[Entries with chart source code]

>> BEGIN

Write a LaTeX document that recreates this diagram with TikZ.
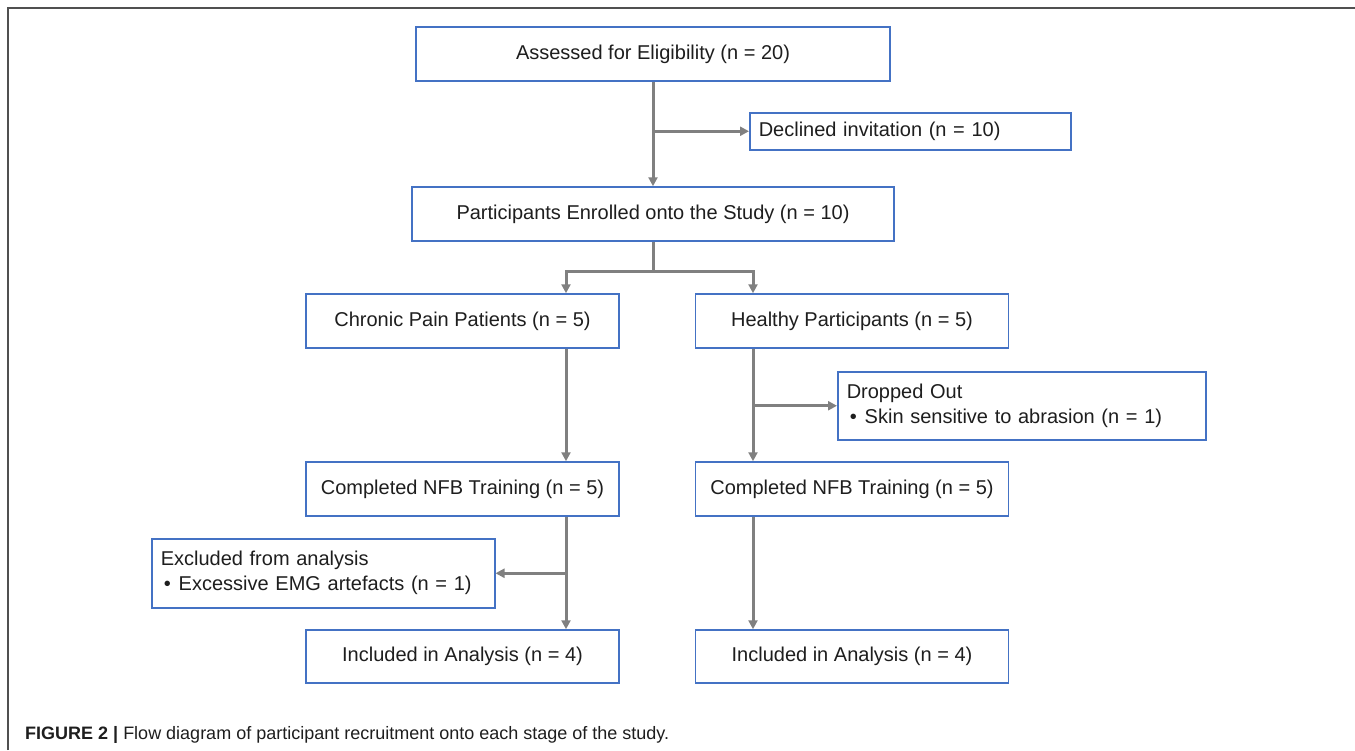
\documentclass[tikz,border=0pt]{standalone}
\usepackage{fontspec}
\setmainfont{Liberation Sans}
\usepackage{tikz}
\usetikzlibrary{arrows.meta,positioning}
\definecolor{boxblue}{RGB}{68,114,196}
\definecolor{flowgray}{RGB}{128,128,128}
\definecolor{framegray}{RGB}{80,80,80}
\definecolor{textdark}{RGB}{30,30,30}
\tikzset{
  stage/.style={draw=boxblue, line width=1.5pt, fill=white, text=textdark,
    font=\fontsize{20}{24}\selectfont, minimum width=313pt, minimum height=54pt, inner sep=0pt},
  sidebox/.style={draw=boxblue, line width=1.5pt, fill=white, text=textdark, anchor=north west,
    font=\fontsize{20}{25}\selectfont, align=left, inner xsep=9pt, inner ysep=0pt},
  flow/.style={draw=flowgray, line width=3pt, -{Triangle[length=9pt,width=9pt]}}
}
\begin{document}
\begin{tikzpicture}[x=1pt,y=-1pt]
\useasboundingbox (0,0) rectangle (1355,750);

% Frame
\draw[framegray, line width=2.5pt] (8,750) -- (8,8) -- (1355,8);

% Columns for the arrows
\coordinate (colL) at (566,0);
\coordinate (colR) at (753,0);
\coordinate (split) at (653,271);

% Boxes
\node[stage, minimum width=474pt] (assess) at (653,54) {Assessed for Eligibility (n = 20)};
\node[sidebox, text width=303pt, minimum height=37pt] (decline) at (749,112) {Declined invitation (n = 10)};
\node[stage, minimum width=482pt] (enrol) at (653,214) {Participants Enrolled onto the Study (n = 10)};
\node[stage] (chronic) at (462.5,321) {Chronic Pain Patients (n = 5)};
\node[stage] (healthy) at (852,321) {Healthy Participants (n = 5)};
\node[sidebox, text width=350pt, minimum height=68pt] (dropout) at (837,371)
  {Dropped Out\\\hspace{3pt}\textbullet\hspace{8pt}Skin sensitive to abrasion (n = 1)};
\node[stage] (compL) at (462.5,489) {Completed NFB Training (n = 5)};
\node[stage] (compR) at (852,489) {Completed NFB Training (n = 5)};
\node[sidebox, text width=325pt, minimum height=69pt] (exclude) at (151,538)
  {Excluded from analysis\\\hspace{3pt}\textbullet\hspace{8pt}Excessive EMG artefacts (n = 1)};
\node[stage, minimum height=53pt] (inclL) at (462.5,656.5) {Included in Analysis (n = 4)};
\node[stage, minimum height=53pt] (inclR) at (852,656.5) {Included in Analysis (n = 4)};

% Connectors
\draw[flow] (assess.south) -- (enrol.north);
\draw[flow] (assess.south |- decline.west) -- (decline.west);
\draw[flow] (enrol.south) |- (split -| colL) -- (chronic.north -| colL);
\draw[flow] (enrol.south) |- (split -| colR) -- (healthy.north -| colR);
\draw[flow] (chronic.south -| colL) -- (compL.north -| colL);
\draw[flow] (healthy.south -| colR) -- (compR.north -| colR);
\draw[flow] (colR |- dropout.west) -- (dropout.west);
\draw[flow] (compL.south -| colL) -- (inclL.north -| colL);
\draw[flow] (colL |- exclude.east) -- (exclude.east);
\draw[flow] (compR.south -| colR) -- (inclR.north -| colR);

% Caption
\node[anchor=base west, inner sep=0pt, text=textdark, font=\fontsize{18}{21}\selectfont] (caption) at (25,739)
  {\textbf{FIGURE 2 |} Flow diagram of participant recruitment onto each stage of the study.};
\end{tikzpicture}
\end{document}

>> END
>> BEGIN

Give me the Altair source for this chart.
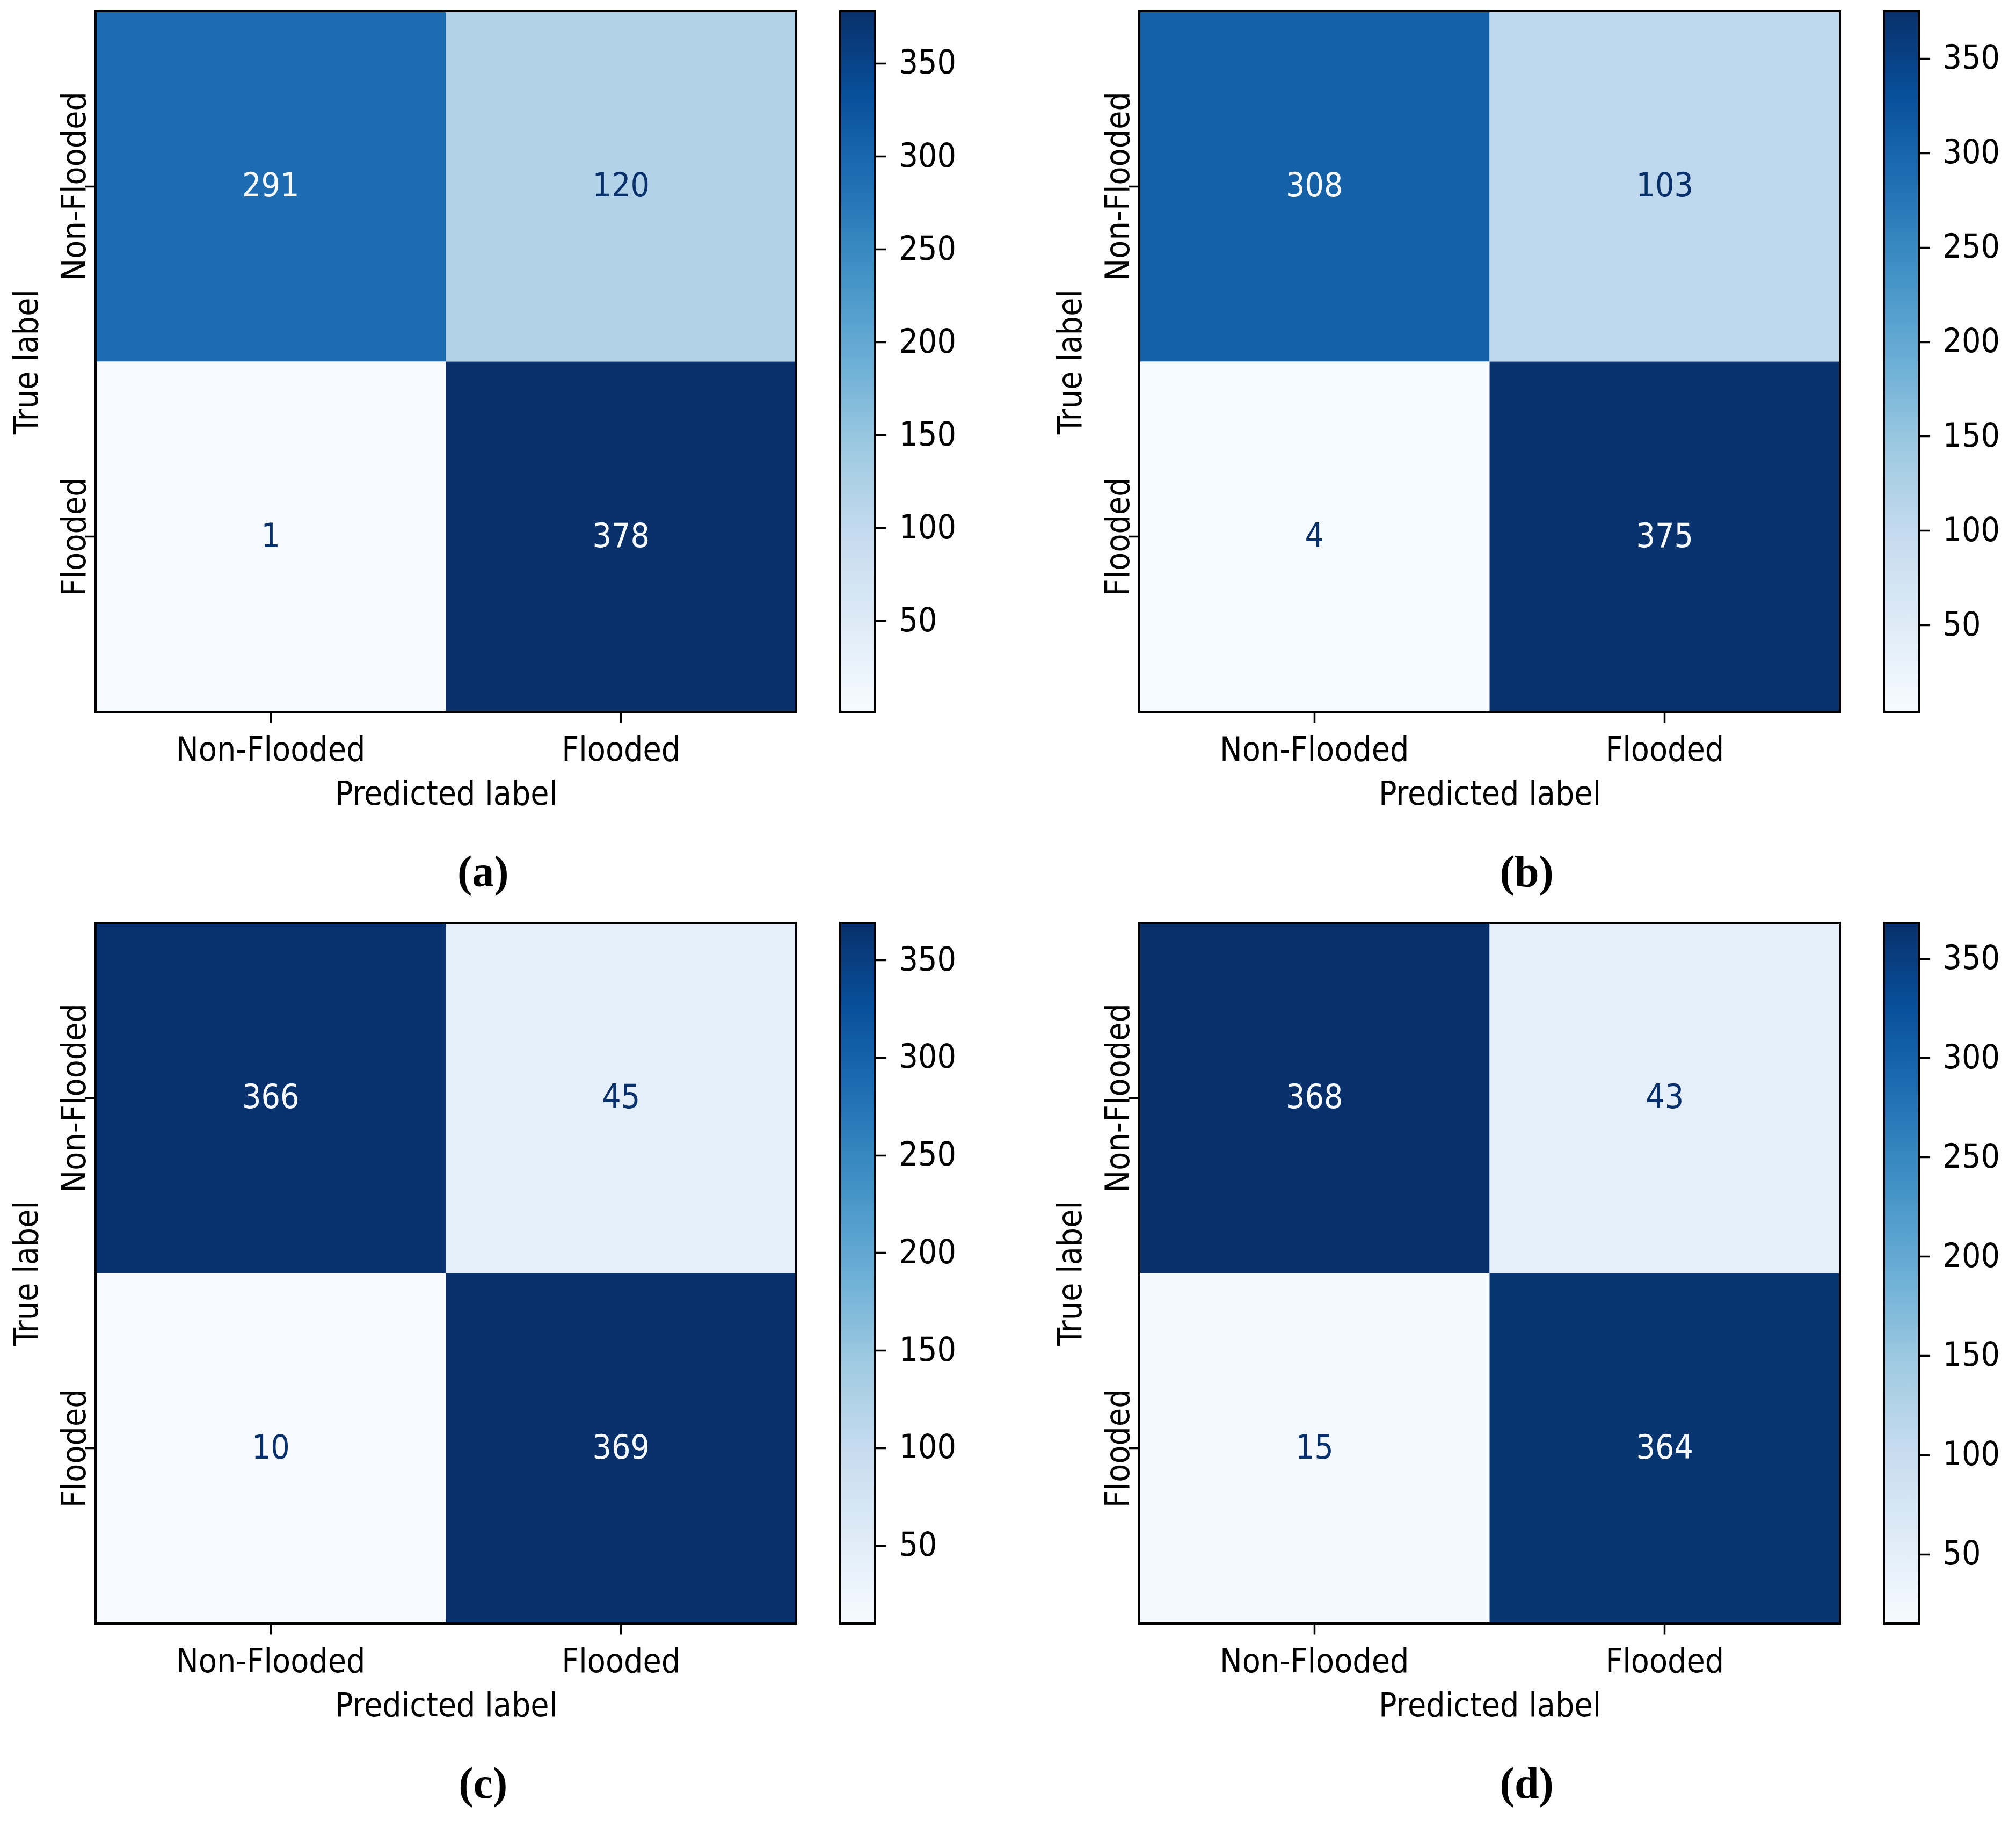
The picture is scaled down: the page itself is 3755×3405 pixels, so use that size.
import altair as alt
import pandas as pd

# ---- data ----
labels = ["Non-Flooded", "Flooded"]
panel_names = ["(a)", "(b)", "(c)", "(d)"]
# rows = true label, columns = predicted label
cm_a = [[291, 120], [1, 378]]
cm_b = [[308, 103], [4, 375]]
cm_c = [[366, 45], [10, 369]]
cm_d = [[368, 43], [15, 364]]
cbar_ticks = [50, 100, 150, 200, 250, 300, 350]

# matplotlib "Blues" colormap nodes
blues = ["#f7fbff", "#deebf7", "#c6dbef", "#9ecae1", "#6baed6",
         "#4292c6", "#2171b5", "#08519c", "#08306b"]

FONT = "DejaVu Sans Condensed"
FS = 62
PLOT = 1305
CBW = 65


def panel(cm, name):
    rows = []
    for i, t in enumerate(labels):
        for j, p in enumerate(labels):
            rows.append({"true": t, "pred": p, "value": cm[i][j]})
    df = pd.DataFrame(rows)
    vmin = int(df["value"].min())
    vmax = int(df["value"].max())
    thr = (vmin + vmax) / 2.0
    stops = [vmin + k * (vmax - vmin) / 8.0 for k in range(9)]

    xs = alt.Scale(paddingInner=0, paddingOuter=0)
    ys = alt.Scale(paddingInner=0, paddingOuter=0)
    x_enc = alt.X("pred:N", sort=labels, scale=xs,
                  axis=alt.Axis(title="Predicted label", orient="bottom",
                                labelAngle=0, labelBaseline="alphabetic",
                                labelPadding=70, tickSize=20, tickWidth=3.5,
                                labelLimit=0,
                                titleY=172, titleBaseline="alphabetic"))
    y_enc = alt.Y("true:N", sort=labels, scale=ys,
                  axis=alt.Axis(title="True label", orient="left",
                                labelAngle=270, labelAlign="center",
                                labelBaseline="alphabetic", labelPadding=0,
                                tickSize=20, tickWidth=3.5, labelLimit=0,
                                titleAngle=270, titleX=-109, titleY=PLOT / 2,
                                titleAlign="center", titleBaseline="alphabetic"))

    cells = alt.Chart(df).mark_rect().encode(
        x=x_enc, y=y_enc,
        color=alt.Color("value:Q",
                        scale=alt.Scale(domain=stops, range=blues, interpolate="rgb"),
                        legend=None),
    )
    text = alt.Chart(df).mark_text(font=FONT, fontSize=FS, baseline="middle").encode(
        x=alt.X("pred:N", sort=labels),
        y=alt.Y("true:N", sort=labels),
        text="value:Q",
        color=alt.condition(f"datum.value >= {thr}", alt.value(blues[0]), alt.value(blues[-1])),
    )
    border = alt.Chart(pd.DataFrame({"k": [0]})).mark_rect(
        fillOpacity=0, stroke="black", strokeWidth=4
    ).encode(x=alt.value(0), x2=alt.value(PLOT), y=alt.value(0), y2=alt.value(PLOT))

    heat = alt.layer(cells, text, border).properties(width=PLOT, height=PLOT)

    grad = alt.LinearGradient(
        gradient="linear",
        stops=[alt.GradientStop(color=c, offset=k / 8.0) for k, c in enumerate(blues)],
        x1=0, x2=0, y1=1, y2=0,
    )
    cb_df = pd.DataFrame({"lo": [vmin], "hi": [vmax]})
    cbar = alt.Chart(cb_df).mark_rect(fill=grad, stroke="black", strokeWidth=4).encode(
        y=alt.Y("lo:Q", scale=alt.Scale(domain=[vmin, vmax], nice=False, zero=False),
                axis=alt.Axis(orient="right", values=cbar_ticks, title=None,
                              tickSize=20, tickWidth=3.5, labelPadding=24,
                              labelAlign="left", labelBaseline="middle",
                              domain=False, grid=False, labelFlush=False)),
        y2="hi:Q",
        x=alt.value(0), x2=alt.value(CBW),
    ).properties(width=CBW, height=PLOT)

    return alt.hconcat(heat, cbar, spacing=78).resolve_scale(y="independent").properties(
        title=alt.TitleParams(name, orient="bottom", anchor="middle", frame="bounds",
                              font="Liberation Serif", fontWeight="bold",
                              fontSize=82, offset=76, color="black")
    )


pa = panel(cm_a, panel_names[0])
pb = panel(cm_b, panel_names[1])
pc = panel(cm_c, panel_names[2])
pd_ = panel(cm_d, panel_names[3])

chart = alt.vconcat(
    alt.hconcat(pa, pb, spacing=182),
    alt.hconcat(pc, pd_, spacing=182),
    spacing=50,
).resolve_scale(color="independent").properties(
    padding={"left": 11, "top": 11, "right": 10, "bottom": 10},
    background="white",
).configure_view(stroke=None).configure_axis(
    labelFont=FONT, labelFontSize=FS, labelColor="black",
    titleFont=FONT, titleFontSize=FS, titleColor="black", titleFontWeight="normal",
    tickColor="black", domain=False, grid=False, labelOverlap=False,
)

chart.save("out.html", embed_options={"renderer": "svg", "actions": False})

>> END
>> BEGIN

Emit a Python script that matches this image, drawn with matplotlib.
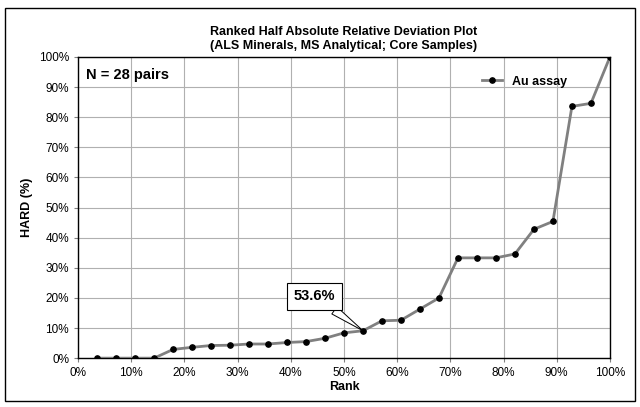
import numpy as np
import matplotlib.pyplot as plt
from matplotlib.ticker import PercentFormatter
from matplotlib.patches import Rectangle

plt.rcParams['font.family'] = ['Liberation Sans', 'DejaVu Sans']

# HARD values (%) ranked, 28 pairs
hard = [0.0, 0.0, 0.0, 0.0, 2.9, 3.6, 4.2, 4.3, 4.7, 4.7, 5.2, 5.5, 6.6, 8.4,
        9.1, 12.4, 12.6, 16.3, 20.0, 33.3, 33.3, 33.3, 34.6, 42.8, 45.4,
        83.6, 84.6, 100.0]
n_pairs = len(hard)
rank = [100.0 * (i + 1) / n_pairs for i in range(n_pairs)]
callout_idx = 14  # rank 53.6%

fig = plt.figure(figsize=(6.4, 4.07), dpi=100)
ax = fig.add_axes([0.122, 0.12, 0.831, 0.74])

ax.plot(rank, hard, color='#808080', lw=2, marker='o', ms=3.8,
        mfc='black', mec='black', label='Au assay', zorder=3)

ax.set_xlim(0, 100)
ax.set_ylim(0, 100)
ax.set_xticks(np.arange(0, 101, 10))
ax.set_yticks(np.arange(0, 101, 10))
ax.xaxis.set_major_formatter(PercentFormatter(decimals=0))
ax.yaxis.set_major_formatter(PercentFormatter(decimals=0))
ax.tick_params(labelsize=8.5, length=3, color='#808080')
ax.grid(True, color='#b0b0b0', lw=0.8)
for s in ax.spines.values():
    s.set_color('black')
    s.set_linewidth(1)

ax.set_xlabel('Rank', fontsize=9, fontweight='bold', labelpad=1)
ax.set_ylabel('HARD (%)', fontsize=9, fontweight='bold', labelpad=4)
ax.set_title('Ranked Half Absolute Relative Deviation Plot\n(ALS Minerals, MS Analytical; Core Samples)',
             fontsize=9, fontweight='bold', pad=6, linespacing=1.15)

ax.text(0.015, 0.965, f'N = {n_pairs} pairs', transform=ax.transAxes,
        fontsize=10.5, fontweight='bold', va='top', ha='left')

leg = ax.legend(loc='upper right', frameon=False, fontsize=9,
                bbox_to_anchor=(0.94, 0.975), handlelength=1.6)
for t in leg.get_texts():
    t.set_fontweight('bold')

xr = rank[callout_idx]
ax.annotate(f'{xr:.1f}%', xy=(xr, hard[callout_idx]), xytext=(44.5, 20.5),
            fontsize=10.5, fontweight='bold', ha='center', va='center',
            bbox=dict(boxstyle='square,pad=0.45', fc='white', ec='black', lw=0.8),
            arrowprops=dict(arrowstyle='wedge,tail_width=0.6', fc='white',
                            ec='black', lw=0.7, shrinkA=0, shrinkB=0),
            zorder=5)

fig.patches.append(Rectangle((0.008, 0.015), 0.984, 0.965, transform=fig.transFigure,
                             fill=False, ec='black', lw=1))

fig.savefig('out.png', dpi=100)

>> END

What is asked:
Leave out the pictures and quote exactly the lines from the one where "Emit a Python" appears to the one where "mfc='black', mec='black', label='Au" appears, both ends counted.

Solution to the problem:
Emit a Python script that matches this image, drawn with matplotlib.
import numpy as np
import matplotlib.pyplot as plt
from matplotlib.ticker import PercentFormatter
from matplotlib.patches import Rectangle

plt.rcParams['font.family'] = ['Liberation Sans', 'DejaVu Sans']

# HARD values (%) ranked, 28 pairs
hard = [0.0, 0.0, 0.0, 0.0, 2.9, 3.6, 4.2, 4.3, 4.7, 4.7, 5.2, 5.5, 6.6, 8.4,
        9.1, 12.4, 12.6, 16.3, 20.0, 33.3, 33.3, 33.3, 34.6, 42.8, 45.4,
        83.6, 84.6, 100.0]
n_pairs = len(hard)
rank = [100.0 * (i + 1) / n_pairs for i in range(n_pairs)]
callout_idx = 14  # rank 53.6%

fig = plt.figure(figsize=(6.4, 4.07), dpi=100)
ax = fig.add_axes([0.122, 0.12, 0.831, 0.74])

ax.plot(rank, hard, color='#808080', lw=2, marker='o', ms=3.8,
        mfc='black', mec='black', label='Au assay', zorder=3)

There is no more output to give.